━━━ Input for this task ━━━

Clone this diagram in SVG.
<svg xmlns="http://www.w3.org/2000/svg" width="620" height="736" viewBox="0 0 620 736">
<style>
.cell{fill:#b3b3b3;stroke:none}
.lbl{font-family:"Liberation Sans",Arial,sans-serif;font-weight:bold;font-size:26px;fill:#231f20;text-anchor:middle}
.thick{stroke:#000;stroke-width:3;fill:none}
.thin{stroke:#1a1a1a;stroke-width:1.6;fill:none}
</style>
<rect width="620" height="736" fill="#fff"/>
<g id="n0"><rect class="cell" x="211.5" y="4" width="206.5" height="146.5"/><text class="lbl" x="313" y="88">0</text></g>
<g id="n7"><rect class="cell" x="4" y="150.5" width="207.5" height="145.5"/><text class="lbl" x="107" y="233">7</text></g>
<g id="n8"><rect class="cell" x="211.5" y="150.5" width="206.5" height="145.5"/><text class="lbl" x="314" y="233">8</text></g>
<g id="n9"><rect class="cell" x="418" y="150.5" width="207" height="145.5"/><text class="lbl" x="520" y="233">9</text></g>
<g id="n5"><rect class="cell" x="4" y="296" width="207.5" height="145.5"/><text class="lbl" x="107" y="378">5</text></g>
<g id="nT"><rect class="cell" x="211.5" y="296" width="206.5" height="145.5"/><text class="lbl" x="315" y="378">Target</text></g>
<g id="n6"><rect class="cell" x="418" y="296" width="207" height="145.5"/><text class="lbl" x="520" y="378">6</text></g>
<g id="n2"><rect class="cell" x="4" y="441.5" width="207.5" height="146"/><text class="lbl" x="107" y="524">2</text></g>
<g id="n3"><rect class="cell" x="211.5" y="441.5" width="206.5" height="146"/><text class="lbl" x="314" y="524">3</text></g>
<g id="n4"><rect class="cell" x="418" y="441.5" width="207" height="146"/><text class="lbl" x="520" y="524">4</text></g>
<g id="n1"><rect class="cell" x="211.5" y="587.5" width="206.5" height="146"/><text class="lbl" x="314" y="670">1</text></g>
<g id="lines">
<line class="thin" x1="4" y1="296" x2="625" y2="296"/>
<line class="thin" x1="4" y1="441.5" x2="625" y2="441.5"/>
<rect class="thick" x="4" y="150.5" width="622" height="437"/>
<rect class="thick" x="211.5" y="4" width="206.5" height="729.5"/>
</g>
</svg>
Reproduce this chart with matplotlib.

━━━

▶ [What to do]:
Return every entry exactly as given.

▶ [Task response]:
Clone this diagram in SVG.
<svg xmlns="http://www.w3.org/2000/svg" width="620" height="736" viewBox="0 0 620 736">
<style>
.cell{fill:#b3b3b3;stroke:none}
.lbl{font-family:"Liberation Sans",Arial,sans-serif;font-weight:bold;font-size:26px;fill:#231f20;text-anchor:middle}
.thick{stroke:#000;stroke-width:3;fill:none}
.thin{stroke:#1a1a1a;stroke-width:1.6;fill:none}
</style>
<rect width="620" height="736" fill="#fff"/>
<g id="n0"><rect class="cell" x="211.5" y="4" width="206.5" height="146.5"/><text class="lbl" x="313" y="88">0</text></g>
<g id="n7"><rect class="cell" x="4" y="150.5" width="207.5" height="145.5"/><text class="lbl" x="107" y="233">7</text></g>
<g id="n8"><rect class="cell" x="211.5" y="150.5" width="206.5" height="145.5"/><text class="lbl" x="314" y="233">8</text></g>
<g id="n9"><rect class="cell" x="418" y="150.5" width="207" height="145.5"/><text class="lbl" x="520" y="233">9</text></g>
<g id="n5"><rect class="cell" x="4" y="296" width="207.5" height="145.5"/><text class="lbl" x="107" y="378">5</text></g>
<g id="nT"><rect class="cell" x="211.5" y="296" width="206.5" height="145.5"/><text class="lbl" x="315" y="378">Target</text></g>
<g id="n6"><rect class="cell" x="418" y="296" width="207" height="145.5"/><text class="lbl" x="520" y="378">6</text></g>
<g id="n2"><rect class="cell" x="4" y="441.5" width="207.5" height="146"/><text class="lbl" x="107" y="524">2</text></g>
<g id="n3"><rect class="cell" x="211.5" y="441.5" width="206.5" height="146"/><text class="lbl" x="314" y="524">3</text></g>
<g id="n4"><rect class="cell" x="418" y="441.5" width="207" height="146"/><text class="lbl" x="520" y="524">4</text></g>
<g id="n1"><rect class="cell" x="211.5" y="587.5" width="206.5" height="146"/><text class="lbl" x="314" y="670">1</text></g>
<g id="lines">
<line class="thin" x1="4" y1="296" x2="625" y2="296"/>
<line class="thin" x1="4" y1="441.5" x2="625" y2="441.5"/>
<rect class="thick" x="4" y="150.5" width="622" height="437"/>
<rect class="thick" x="211.5" y="4" width="206.5" height="729.5"/>
</g>
</svg>
Reproduce this chart with matplotlib.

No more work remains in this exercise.